WHAT YOU ARE ASKED TO DO>
Copy all of the material exactly. Pictures are not to appear in the copy.

— Begin —

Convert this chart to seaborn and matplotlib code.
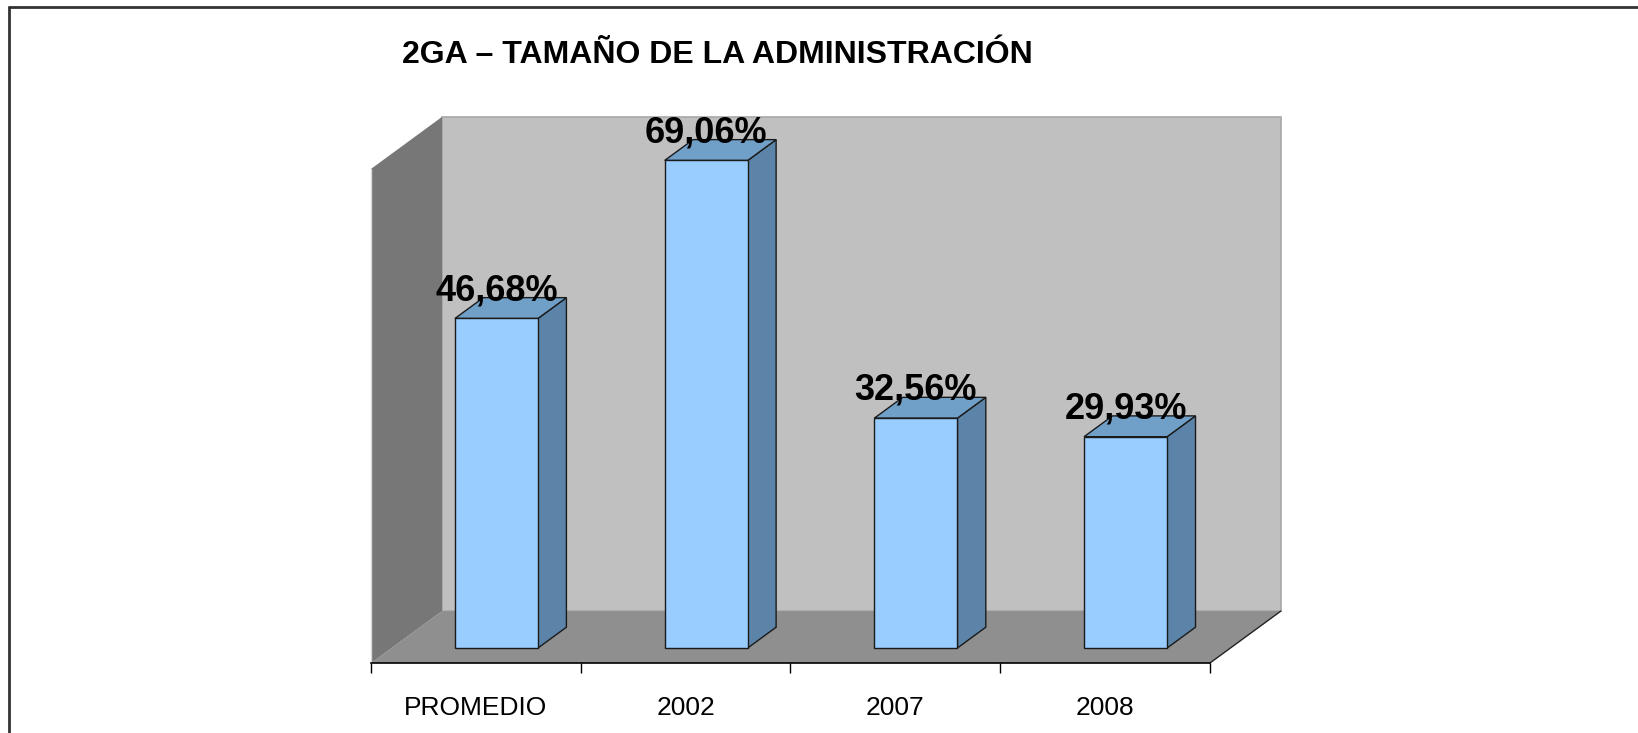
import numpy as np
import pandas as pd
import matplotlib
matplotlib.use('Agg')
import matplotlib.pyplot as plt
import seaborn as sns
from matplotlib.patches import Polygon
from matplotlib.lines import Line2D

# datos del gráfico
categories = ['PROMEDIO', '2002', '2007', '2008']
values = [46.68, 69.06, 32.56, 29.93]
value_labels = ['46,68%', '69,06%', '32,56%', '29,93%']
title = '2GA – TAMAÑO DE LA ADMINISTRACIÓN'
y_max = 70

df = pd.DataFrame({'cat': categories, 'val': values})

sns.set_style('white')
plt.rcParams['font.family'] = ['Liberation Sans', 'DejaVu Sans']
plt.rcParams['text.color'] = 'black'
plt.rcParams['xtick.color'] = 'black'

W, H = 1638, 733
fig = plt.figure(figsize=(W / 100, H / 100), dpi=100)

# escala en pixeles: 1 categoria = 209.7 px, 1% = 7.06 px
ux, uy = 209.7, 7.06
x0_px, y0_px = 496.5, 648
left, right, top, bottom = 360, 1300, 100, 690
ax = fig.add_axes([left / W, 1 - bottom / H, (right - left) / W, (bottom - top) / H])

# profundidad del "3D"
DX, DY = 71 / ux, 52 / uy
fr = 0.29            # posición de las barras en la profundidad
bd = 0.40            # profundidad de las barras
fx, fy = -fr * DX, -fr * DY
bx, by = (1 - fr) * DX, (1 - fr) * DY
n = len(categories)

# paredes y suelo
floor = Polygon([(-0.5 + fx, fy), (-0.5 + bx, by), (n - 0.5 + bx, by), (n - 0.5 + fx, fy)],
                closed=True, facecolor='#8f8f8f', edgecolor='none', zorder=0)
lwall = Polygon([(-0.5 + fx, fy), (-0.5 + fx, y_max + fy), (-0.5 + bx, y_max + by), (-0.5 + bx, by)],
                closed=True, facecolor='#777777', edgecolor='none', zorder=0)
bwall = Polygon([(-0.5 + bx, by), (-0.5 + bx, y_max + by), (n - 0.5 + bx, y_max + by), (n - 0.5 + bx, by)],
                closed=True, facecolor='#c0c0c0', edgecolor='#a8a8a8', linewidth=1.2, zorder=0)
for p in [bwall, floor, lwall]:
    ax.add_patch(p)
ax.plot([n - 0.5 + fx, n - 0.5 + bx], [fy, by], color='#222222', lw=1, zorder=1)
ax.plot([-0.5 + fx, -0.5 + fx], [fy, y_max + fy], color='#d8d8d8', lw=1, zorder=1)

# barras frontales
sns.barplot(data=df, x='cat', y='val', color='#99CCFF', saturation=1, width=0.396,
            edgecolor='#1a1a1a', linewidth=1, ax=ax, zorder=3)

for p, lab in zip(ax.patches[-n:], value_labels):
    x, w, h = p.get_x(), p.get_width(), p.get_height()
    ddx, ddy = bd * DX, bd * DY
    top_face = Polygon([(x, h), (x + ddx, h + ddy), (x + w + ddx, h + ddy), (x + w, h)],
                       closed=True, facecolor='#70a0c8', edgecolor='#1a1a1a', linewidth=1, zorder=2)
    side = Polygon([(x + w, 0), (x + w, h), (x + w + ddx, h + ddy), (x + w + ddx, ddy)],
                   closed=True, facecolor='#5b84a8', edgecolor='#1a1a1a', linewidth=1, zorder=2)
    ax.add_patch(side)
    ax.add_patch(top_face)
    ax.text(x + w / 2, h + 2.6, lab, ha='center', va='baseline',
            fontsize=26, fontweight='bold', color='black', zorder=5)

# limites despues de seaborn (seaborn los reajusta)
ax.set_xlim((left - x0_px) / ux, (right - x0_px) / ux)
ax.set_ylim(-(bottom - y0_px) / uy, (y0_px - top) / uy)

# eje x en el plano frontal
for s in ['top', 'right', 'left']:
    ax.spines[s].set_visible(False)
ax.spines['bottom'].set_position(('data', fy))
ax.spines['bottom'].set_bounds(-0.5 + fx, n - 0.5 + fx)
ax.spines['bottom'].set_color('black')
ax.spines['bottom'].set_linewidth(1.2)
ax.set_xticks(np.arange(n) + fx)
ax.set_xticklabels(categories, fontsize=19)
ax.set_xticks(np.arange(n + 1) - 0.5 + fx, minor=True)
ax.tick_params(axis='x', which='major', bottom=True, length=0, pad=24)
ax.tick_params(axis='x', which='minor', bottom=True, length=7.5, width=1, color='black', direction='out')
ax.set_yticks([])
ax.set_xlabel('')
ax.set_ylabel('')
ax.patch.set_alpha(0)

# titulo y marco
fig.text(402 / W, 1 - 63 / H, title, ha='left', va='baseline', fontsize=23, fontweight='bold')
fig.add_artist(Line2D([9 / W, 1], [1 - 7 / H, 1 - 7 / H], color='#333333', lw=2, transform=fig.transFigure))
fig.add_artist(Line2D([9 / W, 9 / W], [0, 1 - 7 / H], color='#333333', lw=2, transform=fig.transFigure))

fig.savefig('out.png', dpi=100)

— End —

ANSWER TO THIS EXERCISE>
Convert this chart to seaborn and matplotlib code.
import numpy as np
import pandas as pd
import matplotlib
matplotlib.use('Agg')
import matplotlib.pyplot as plt
import seaborn as sns
from matplotlib.patches import Polygon
from matplotlib.lines import Line2D

# datos del gráfico
categories = ['PROMEDIO', '2002', '2007', '2008']
values = [46.68, 69.06, 32.56, 29.93]
value_labels = ['46,68%', '69,06%', '32,56%', '29,93%']
title = '2GA – TAMAÑO DE LA ADMINISTRACIÓN'
y_max = 70

df = pd.DataFrame({'cat': categories, 'val': values})

sns.set_style('white')
plt.rcParams['font.family'] = ['Liberation Sans', 'DejaVu Sans']
plt.rcParams['text.color'] = 'black'
plt.rcParams['xtick.color'] = 'black'

W, H = 1638, 733
fig = plt.figure(figsize=(W / 100, H / 100), dpi=100)

# escala en pixeles: 1 categoria = 209.7 px, 1% = 7.06 px
ux, uy = 209.7, 7.06
x0_px, y0_px = 496.5, 648
left, right, top, bottom = 360, 1300, 100, 690
ax = fig.add_axes([left / W, 1 - bottom / H, (right - left) / W, (bottom - top) / H])

# profundidad del "3D"
DX, DY = 71 / ux, 52 / uy
fr = 0.29            # posición de las barras en la profundidad
bd = 0.40            # profundidad de las barras
fx, fy = -fr * DX, -fr * DY
bx, by = (1 - fr) * DX, (1 - fr) * DY
n = len(categories)

# paredes y suelo
floor = Polygon([(-0.5 + fx, fy), (-0.5 + bx, by), (n - 0.5 + bx, by), (n - 0.5 + fx, fy)],
                closed=True, facecolor='#8f8f8f', edgecolor='none', zorder=0)
lwall = Polygon([(-0.5 + fx, fy), (-0.5 + fx, y_max + fy), (-0.5 + bx, y_max + by), (-0.5 + bx, by)],
                closed=True, facecolor='#777777', edgecolor='none', zorder=0)
bwall = Polygon([(-0.5 + bx, by), (-0.5 + bx, y_max + by), (n - 0.5 + bx, y_max + by), (n - 0.5 + bx, by)],
                closed=True, facecolor='#c0c0c0', edgecolor='#a8a8a8', linewidth=1.2, zorder=0)
for p in [bwall, floor, lwall]:
    ax.add_patch(p)
ax.plot([n - 0.5 + fx, n - 0.5 + bx], [fy, by], color='#222222', lw=1, zorder=1)
ax.plot([-0.5 + fx, -0.5 + fx], [fy, y_max + fy], color='#d8d8d8', lw=1, zorder=1)

# barras frontales
sns.barplot(data=df, x='cat', y='val', color='#99CCFF', saturation=1, width=0.396,
            edgecolor='#1a1a1a', linewidth=1, ax=ax, zorder=3)

for p, lab in zip(ax.patches[-n:], value_labels):
    x, w, h = p.get_x(), p.get_width(), p.get_height()
    ddx, ddy = bd * DX, bd * DY
    top_face = Polygon([(x, h), (x + ddx, h + ddy), (x + w + ddx, h + ddy), (x + w, h)],
                       closed=True, facecolor='#70a0c8', edgecolor='#1a1a1a', linewidth=1, zorder=2)
    side = Polygon([(x + w, 0), (x + w, h), (x + w + ddx, h + ddy), (x + w + ddx, ddy)],
                   closed=True, facecolor='#5b84a8', edgecolor='#1a1a1a', linewidth=1, zorder=2)
    ax.add_patch(side)
    ax.add_patch(top_face)
    ax.text(x + w / 2, h + 2.6, lab, ha='center', va='baseline',
            fontsize=26, fontweight='bold', color='black', zorder=5)

# limites despues de seaborn (seaborn los reajusta)
ax.set_xlim((left - x0_px) / ux, (right - x0_px) / ux)
ax.set_ylim(-(bottom - y0_px) / uy, (y0_px - top) / uy)

# eje x en el plano frontal
for s in ['top', 'right', 'left']:
    ax.spines[s].set_visible(False)
ax.spines['bottom'].set_position(('data', fy))
ax.spines['bottom'].set_bounds(-0.5 + fx, n - 0.5 + fx)
ax.spines['bottom'].set_color('black')
ax.spines['bottom'].set_linewidth(1.2)
ax.set_xticks(np.arange(n) + fx)
ax.set_xticklabels(categories, fontsize=19)
ax.set_xticks(np.arange(n + 1) - 0.5 + fx, minor=True)
ax.tick_params(axis='x', which='major', bottom=True, length=0, pad=24)
ax.tick_params(axis='x', which='minor', bottom=True, length=7.5, width=1, color='black', direction='out')
ax.set_yticks([])
ax.set_xlabel('')
ax.set_ylabel('')
ax.patch.set_alpha(0)

# titulo y marco
fig.text(402 / W, 1 - 63 / H, title, ha='left', va='baseline', fontsize=23, fontweight='bold')
fig.add_artist(Line2D([9 / W, 1], [1 - 7 / H, 1 - 7 / H], color='#333333', lw=2, transform=fig.transFigure))
fig.add_artist(Line2D([9 / W, 9 / W], [0, 1 - 7 / H], color='#333333', lw=2, transform=fig.transFigure))

fig.savefig('out.png', dpi=100)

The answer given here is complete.